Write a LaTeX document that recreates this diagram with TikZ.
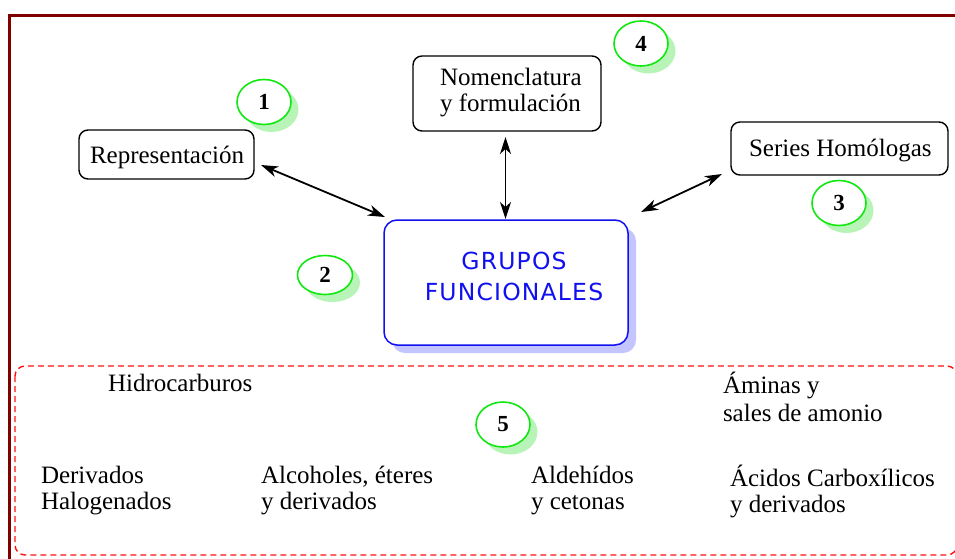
***
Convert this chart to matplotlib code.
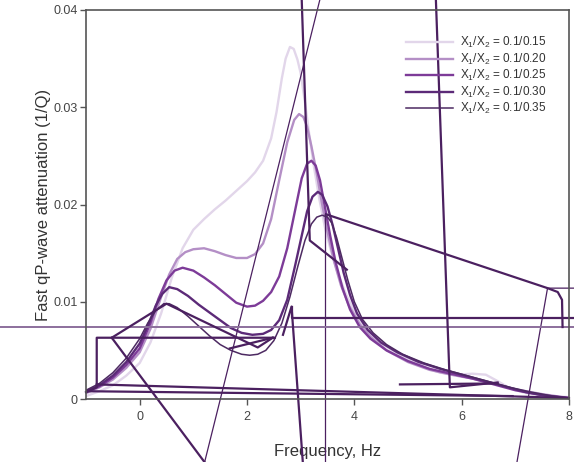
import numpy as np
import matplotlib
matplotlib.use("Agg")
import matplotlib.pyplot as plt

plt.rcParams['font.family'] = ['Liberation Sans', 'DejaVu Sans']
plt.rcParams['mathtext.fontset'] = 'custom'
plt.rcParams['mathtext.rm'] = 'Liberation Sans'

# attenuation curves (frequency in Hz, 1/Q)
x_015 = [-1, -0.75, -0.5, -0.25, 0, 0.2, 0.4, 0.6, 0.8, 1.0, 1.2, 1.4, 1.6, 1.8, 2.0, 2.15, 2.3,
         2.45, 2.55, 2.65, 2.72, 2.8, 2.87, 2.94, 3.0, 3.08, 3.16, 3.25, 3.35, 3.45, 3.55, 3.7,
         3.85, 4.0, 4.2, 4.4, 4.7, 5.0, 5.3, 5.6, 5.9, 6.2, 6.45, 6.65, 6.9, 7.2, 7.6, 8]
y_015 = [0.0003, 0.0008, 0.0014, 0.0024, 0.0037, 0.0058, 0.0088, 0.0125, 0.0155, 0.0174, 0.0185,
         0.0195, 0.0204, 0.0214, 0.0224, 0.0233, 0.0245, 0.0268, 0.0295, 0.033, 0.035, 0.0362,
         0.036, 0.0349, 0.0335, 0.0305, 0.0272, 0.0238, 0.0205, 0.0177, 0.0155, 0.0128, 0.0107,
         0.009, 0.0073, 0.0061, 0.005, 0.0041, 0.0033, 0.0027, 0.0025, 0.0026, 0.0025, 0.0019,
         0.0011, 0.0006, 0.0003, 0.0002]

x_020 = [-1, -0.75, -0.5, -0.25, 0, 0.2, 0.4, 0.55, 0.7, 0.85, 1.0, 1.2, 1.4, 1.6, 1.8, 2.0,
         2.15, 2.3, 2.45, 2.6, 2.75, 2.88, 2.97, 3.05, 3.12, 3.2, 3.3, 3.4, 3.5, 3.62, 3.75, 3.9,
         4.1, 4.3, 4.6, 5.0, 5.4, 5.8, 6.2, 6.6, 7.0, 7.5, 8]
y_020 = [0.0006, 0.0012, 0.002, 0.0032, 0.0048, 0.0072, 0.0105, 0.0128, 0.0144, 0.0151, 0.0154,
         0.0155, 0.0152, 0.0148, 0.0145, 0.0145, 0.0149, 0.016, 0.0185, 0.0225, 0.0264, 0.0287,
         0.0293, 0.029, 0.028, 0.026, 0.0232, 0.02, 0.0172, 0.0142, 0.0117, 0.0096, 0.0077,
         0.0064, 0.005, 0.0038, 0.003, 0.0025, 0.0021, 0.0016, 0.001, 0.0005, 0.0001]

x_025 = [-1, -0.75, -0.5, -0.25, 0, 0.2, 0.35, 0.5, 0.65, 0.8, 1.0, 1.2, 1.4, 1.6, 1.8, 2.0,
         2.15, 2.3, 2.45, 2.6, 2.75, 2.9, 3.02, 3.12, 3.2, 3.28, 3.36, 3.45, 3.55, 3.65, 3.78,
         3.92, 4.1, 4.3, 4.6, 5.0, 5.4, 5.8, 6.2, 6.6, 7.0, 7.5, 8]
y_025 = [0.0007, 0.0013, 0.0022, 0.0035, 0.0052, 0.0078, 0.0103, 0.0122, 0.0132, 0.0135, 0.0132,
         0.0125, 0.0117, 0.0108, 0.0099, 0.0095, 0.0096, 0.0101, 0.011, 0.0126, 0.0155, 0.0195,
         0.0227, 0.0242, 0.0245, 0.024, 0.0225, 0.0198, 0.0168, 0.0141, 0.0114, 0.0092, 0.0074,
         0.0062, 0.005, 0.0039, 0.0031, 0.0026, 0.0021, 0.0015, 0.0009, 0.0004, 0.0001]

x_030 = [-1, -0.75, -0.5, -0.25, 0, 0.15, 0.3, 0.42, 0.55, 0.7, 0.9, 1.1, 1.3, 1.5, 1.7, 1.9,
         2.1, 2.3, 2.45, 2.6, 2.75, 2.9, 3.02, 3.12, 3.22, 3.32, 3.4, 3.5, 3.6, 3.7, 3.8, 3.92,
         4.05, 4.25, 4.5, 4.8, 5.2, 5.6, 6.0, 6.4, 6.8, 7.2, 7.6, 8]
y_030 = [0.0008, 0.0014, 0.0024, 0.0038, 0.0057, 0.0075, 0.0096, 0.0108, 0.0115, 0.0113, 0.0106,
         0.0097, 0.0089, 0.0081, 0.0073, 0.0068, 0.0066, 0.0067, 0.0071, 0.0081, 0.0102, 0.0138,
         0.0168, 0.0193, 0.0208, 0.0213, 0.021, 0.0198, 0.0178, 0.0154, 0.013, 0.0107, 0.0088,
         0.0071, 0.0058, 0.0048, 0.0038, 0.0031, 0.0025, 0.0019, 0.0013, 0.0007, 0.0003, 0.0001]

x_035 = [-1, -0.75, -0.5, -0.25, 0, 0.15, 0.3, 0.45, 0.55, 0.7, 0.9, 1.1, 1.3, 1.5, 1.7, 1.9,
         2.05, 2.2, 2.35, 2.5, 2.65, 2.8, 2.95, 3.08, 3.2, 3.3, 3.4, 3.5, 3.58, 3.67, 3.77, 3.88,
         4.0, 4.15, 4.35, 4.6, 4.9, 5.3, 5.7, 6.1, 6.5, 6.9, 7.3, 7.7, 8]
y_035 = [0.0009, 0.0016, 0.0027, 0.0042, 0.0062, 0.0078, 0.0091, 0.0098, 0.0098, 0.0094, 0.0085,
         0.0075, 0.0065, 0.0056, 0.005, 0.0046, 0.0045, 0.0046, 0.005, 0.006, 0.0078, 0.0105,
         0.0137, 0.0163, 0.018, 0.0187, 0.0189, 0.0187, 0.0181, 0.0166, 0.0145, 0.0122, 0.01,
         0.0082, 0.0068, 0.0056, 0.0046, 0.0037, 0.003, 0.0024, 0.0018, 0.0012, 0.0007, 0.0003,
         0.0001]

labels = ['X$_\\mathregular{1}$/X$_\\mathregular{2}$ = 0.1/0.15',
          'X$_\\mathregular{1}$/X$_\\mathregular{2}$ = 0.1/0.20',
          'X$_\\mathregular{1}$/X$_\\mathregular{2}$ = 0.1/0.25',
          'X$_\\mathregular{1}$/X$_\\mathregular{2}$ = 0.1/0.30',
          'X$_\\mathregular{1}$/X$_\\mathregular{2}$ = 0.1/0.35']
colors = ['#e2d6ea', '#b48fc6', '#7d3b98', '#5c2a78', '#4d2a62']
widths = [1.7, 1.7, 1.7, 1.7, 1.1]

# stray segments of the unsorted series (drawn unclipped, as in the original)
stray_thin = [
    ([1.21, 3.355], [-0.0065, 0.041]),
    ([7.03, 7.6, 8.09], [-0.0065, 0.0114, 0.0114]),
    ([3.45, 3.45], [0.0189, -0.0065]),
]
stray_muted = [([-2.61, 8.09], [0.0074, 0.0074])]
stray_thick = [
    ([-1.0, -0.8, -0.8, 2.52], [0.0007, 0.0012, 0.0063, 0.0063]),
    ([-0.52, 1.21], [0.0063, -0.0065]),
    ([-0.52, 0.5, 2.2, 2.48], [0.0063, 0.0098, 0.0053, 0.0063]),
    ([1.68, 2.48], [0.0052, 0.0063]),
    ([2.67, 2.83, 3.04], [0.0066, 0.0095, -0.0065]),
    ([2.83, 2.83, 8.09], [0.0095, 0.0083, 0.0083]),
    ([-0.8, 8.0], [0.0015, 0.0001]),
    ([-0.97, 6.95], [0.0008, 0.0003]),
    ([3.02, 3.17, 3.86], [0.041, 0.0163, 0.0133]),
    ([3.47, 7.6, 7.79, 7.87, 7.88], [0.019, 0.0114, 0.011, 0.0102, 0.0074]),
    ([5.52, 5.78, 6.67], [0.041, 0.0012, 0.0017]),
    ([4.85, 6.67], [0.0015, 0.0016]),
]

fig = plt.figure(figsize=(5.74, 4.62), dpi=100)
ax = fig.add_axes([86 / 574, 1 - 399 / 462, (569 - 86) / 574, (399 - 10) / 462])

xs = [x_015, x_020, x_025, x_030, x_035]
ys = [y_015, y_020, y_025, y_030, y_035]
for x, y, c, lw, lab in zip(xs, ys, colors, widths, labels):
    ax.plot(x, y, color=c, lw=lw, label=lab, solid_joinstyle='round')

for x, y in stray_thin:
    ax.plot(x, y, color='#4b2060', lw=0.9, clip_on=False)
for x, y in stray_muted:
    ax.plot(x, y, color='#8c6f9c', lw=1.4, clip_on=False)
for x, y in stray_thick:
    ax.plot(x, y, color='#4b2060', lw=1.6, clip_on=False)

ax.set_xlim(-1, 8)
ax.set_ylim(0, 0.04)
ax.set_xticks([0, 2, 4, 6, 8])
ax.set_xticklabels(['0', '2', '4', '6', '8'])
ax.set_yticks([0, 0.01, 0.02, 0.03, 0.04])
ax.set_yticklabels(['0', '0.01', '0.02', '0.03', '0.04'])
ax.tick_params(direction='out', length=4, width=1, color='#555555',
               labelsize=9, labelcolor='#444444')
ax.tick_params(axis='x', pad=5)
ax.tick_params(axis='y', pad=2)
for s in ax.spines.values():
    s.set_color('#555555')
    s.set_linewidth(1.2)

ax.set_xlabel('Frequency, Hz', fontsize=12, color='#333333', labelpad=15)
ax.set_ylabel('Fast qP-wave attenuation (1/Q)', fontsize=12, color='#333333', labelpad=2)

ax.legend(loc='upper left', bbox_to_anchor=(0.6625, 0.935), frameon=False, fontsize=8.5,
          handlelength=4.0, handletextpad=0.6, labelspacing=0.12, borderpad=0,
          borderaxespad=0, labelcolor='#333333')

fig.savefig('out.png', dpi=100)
***
■ **WRITTEN TASK**:
Look above for the line with "Convert this chart to matplotlib code." and copy exactly from it through the line with "plt.rcParams['mathtext.rm'] = 'Liberation", both included. Omit the pictures.

■ **THE SOLUTION**:
Convert this chart to matplotlib code.
import numpy as np
import matplotlib
matplotlib.use("Agg")
import matplotlib.pyplot as plt

plt.rcParams['font.family'] = ['Liberation Sans', 'DejaVu Sans']
plt.rcParams['mathtext.fontset'] = 'custom'
plt.rcParams['mathtext.rm'] = 'Liberation Sans'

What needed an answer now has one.